To synopsise, the Nordic model of sex work means criminalising buyers but not sellers. This sounds great in theory, but yet almost every sex worker is against it. For example 98% against it in a northern poll. The reason is clear - it makes sex workers' lives worse. It pushes them underground, undermines their safety, and makes them poorer. Money being why they went into the trade in the first place. You can't criminalise one end without effectively criminalising the other. And extensive research has shown that the Nordic model doesn't even decrease demand for sexual services as it is supposed to, merely increasing the supply of rape, battery, and HIV.
While the Catholic Church have been somewhat pushed back on LGBT and reproductive rights, their talons are still firmly dug into the shoulders of sex workers.

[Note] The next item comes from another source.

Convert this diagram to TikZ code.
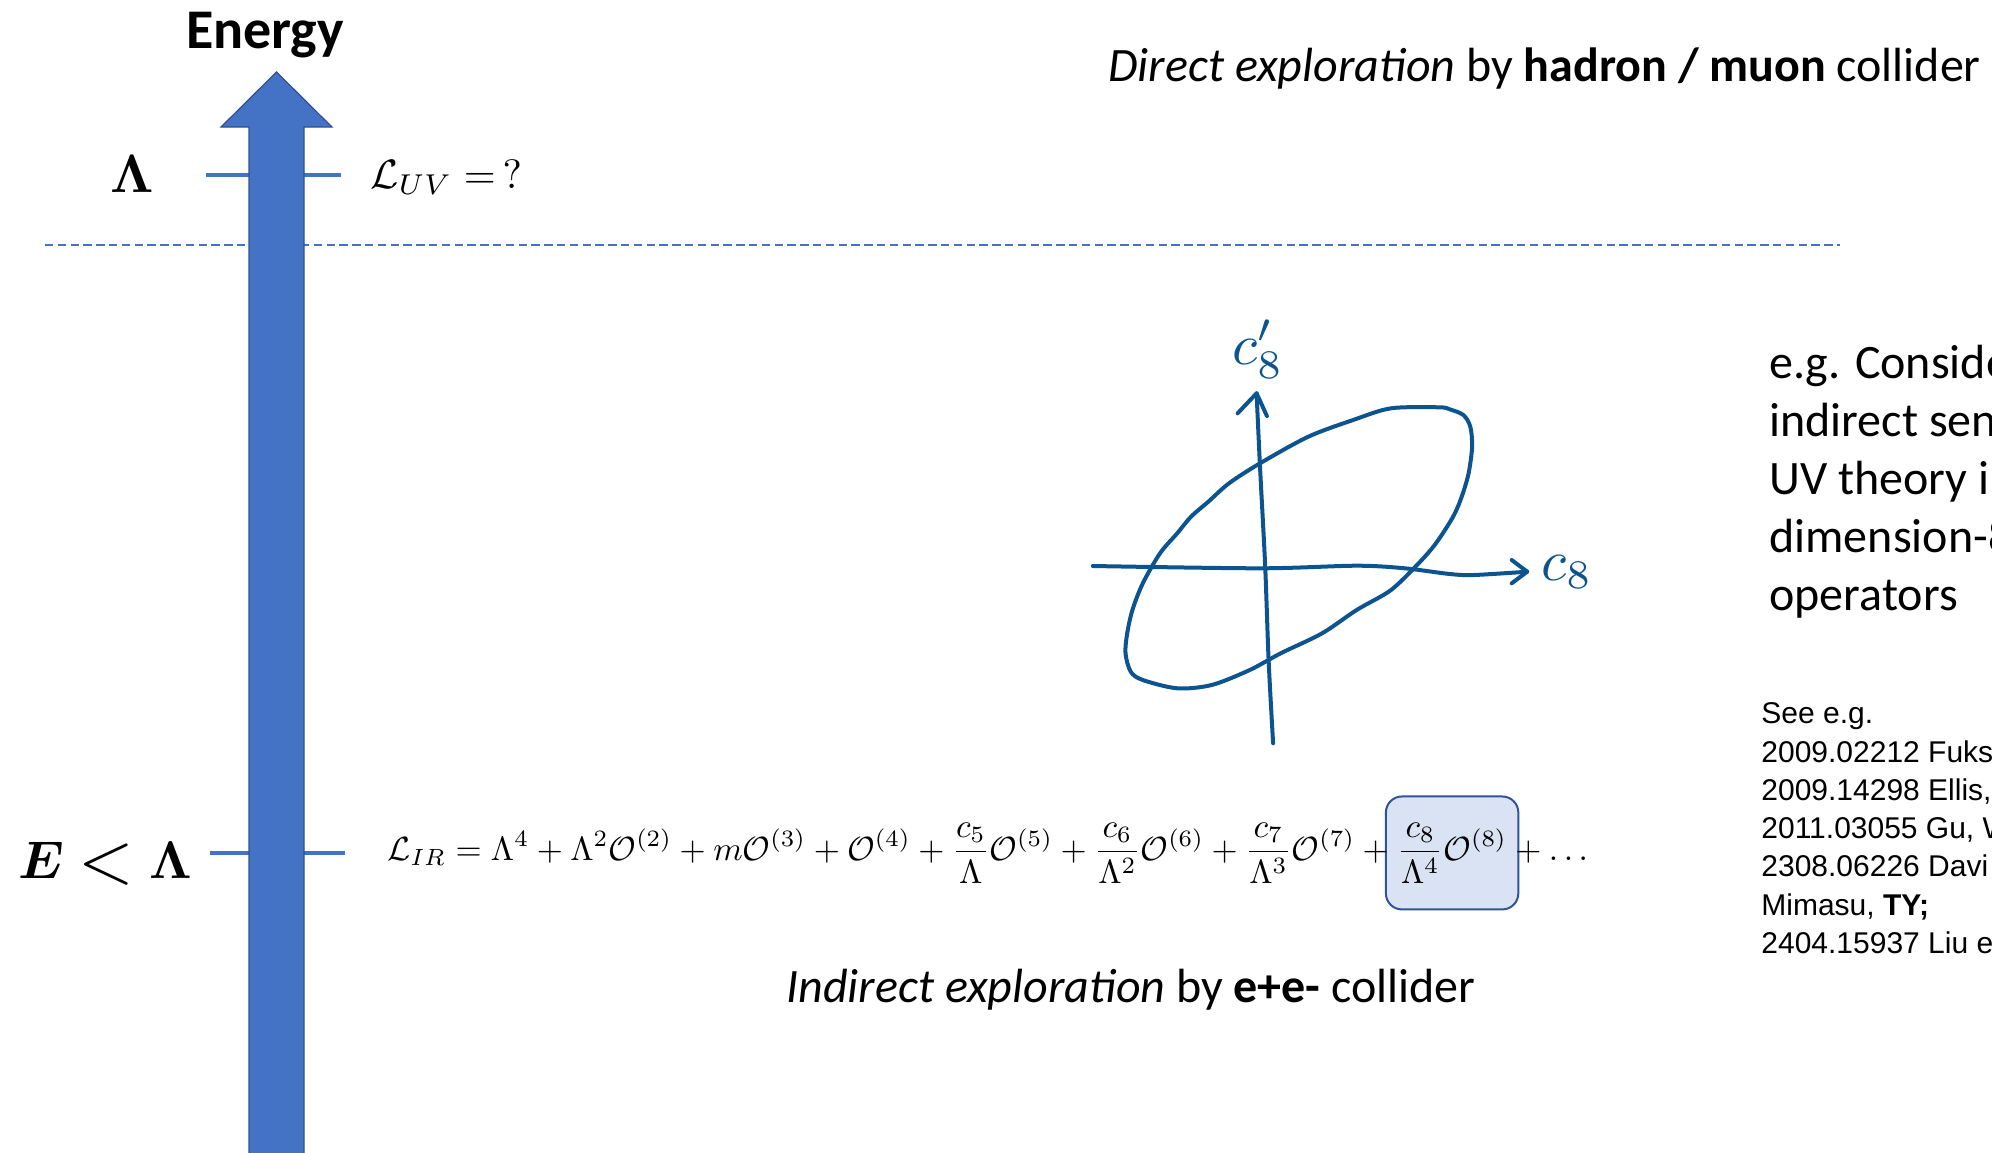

The protesters are of course right that wealthier areas of the city are better attended to by politicians, because money talks in this society. But picketing the workplace of an already highly ostracised group of workers is not the right approach. As put to the protester at the time, the problem is not sex work, but this economic system which forces people to do things to make money. If we want to make sex workers safer and freer, we should make sex work decriminalised, give them the respect they deserve, and sex workers should run their own business without bosses, A.K.A. pimps.
You know well that here at the Solidarity Times, we love a good protest. But sex workers didn't make Dorset Street run down and neglected. Sex workers didn't push people into negative equity. And sex workers didn't make people feel powerless and left behind. That was the political and economic elite. So let's not push them into the shadows, by intimidating them at work. We all know that work is hard enough as it is.